Fabius kepada radio Perancis mengatakan, serangan terarah ke Kidal itu terjadi Sabtu malam hingga Minggu dini hari. Lokasi serangan tak jauh dari daerah perbatasan Aljazair. Serangan itu merupakan bagian upaya memotong jalur suplai barang untuk kelompok-kelompok radikal.
”Mereka tidak dapat bertahan lama di sana kecuali jika memiliki pasokan logistik yang baru,” kata Fabius sambil menegaskan, Perancis berharap pasukan Afrika segera mengambil alih tanggung jawab atas keamanan Mali.
Perancis meluncurkan serangan udara ke sejumlah tempat di sekitar Kidal dan Tessalit, Mali timur laut. Setidaknya 30 pesawat udara terlibat misi serangan udara itu. Sementara pasukan Mali menyisir di darat, dan itu dilakukan hingga Senin.

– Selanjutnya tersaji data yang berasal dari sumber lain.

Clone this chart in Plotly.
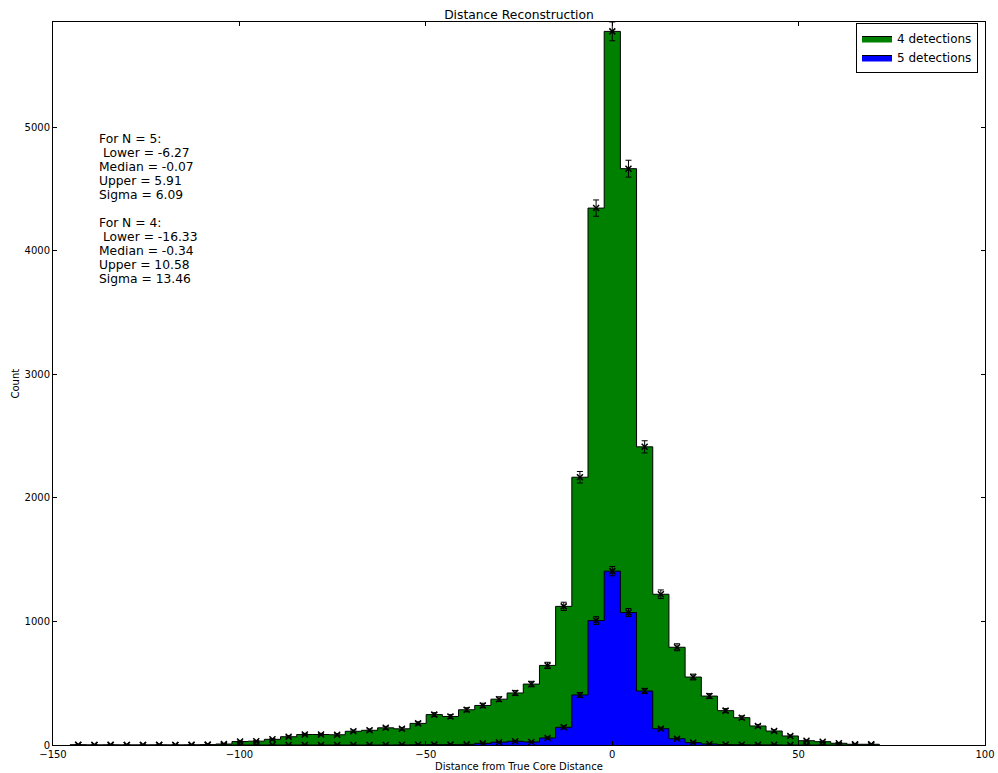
import numpy as np
import plotly.graph_objects as go

# Histogram binning: 50 equal-width bins spanning the data range
bin_lo = -145.40
bin_hi = 71.65
n_bins = 50

# Counts per bin, events with 4 detections
counts_4 = [2, 0, 1, 0, 0, 1, 0, 1, 3, 8,
            28, 31, 46, 67, 85, 85, 83, 111, 119, 139,
            131, 175, 246, 231, 285, 320, 371, 421, 493, 644,
            1122, 2167, 4345, 5775, 4664, 2413, 1220, 791, 550, 396,
            278, 221, 154, 113, 73, 35, 27, 14, 6, 6]

# Counts per bin, events with 5 detections
counts_5 = [0, 0, 0, 0, 0, 0, 0, 0, 0, 0,
            0, 0, 0, 0, 0, 0, 0, 0, 0, 0,
            1, 2, 3, 3, 5, 13, 23, 30, 25, 57,
            143, 405, 1007, 1407, 1072, 437, 132, 51, 19, 8,
            3, 2, 1, 1, 0, 0, 0, 0, 0, 0]

series_names = ["4 detections", "5 detections"]
series_colors = ["#008000", "#0000ff"]

summary_lines = [
    "For N = 5:",
    "\u00a0Lower = -6.27",
    "Median = -0.07",
    "Upper = 5.91",
    "Sigma = 6.09",
    "",
    "For N = 4:",
    "\u00a0Lower = -16.33",
    "Median = -0.34",
    "Upper = 10.58",
    "Sigma = 13.46",
]

x_ticks = [-150, -100, -50, 0, 50, 100]
y_ticks = [0, 1000, 2000, 3000, 4000, 5000]

edges = np.linspace(bin_lo, bin_hi, n_bins + 1)
centers = 0.5 * (edges[:-1] + edges[1:])

W, H = 998, 773
M_L, M_R, M_T, M_B = 53, 13, 22, 28
plot_w = W - M_L - M_R
plot_h = H - M_T - M_B


def px_x(px):
    return (px - M_L) / plot_w


def px_y(py):
    return 1 - (py - M_T) / plot_h


fig = go.Figure()


def step_outline(counts):
    """Closed step outline of a histogram (stepfilled style)."""
    xs = [edges[0]] + list(edges[:-1]) + [edges[-1], edges[-1]]
    ys = [0] + list(counts) + [counts[-1], 0]
    return xs, ys


for name, color, counts in zip(series_names, series_colors, [counts_4, counts_5]):
    xs, ys = step_outline(counts)
    fig.add_trace(go.Scatter(
        x=xs, y=ys, mode="lines", line=dict(shape="hv", color="black", width=1),
        fill="tozeroy", fillcolor=color, name=name, hoverinfo="skip",
    ))

# Poisson error bars at the bin centres
for counts in [counts_4, counts_5]:
    c = np.array(counts, dtype=float)
    fig.add_trace(go.Scatter(
        x=centers, y=c, mode="markers", showlegend=False,
        marker=dict(symbol="x-thin", size=6, line=dict(width=1.5, color="black"), color="black"),
        error_y=dict(type="data", array=np.sqrt(c), color="black", thickness=1, width=3),
    ))

all_counts = np.array(counts_4 + counts_5, dtype=float)
y_top = float(np.max(all_counts + np.sqrt(all_counts)))

axis_common = dict(
    showline=True, linecolor="black", linewidth=1, mirror="allticks",
    ticks="inside", ticklen=4, tickcolor="black", tickwidth=1,
    showgrid=False, zeroline=False, automargin=False,
    tickfont=dict(family="DejaVu Sans", size=10, color="black"),
)

fig.update_layout(
    width=W, height=H,
    margin=dict(l=M_L, r=M_R, t=M_T, b=M_B),
    paper_bgcolor="white", plot_bgcolor="white",
    font=dict(family="DejaVu Sans", color="black"),
    title=dict(text="Distance Reconstruction", font=dict(size=12.3, color="black"),
               x=0.5, xref="paper", xanchor="center",
               y=1 - 15 / H, yref="container", yanchor="middle"),
    xaxis=dict(range=[-150, 100], tickvals=x_ticks, **axis_common),
    yaxis=dict(range=[0, y_top], tickvals=y_ticks, ticktext=[str(v) for v in y_ticks],
               **axis_common),
    legend=dict(x=px_x(978), y=px_y(23),
                xanchor="right", yanchor="top",
                bordercolor="black", borderwidth=1, bgcolor="white",
                font=dict(size=12, color="black"), tracegroupgap=0,
                itemwidth=30),
    showlegend=True,
)

# Axis titles
fig.add_annotation(text="Distance from True Core Distance", xref="paper", yref="paper",
                   x=0.5, y=px_y(767), xanchor="center", yanchor="middle", showarrow=False,
                   font=dict(family="DejaVu Sans", size=10, color="black"))
fig.add_annotation(text="Count", xref="paper", yref="paper", textangle=-90,
                   x=px_x(15), y=0.5, xanchor="center", yanchor="middle", showarrow=False,
                   font=dict(family="DejaVu Sans", size=10, color="black"))

# Summary statistics text block, one annotation per line
line_step = 14.0
first_center = 139.0
for i, txt in enumerate(summary_lines):
    if not txt:
        continue
    yc = first_center + i * line_step
    fig.add_annotation(
        text=txt, xref="paper", yref="paper",
        x=px_x(97), y=px_y(yc),
        xanchor="left", yanchor="middle", showarrow=False,
        font=dict(family="DejaVu Sans", size=12.3, color="black"),
    )

fig.write_html("out.html")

Kidal adalah benteng terakhir kelompok militan yang telah menduduki wilayah gurun utara Mali itu selama 10 bulan ketika pasukan Perancis memulai intervensi militernya di Mali, 11 Januari lalu. Tessalit diyakini menjadi lokasi penahanan tujuh warga Perancis yang diculik kelompok milisi.
Juru bicara militer Perancis, Kolonel Thierry Burkhard, mengatakan, jet-jet tempur, pesawat mata-mata, dan pesawat pengisi bahan bakar terlibat dalam operasi besar tengah malam di daerah Tessalit di sebelah utara Kidal itu. Targetnya adalah pusat pelatihan, gudang senjata, dan depot bahan bakar.
”Operasi udara penting ini terjadi di Kidal dan di wilayah Tessalit. Sasarannya ialah depot-depot logistik dan kamp-kamp pelatihan milisi di sekitar 20 lokasi,” kata Burkhard.
”Di sana masih ada banyak kelompok garis keras, antara lain, Gerakan untuk Persatuan dan Jihad (MUJAO) dan Ansar Dine,” katanya. Kedua kelompok ini berkaitan erat dengan jaringan teroris internasional Al Qaeda.
Serangan udara ini terjadi tiga minggu setelah Perancis memelopori intervensi militer untuk menekan milisi binaan Al Qaeda yang telah mencaplok dua pertiga wilayah Mali utara. Sejak itu pasukan Perancis telah sukses memukul mundur pemberontak dari tiga wilayah strategis di utara, yakni Gao, Kidal, dan Timbuktu.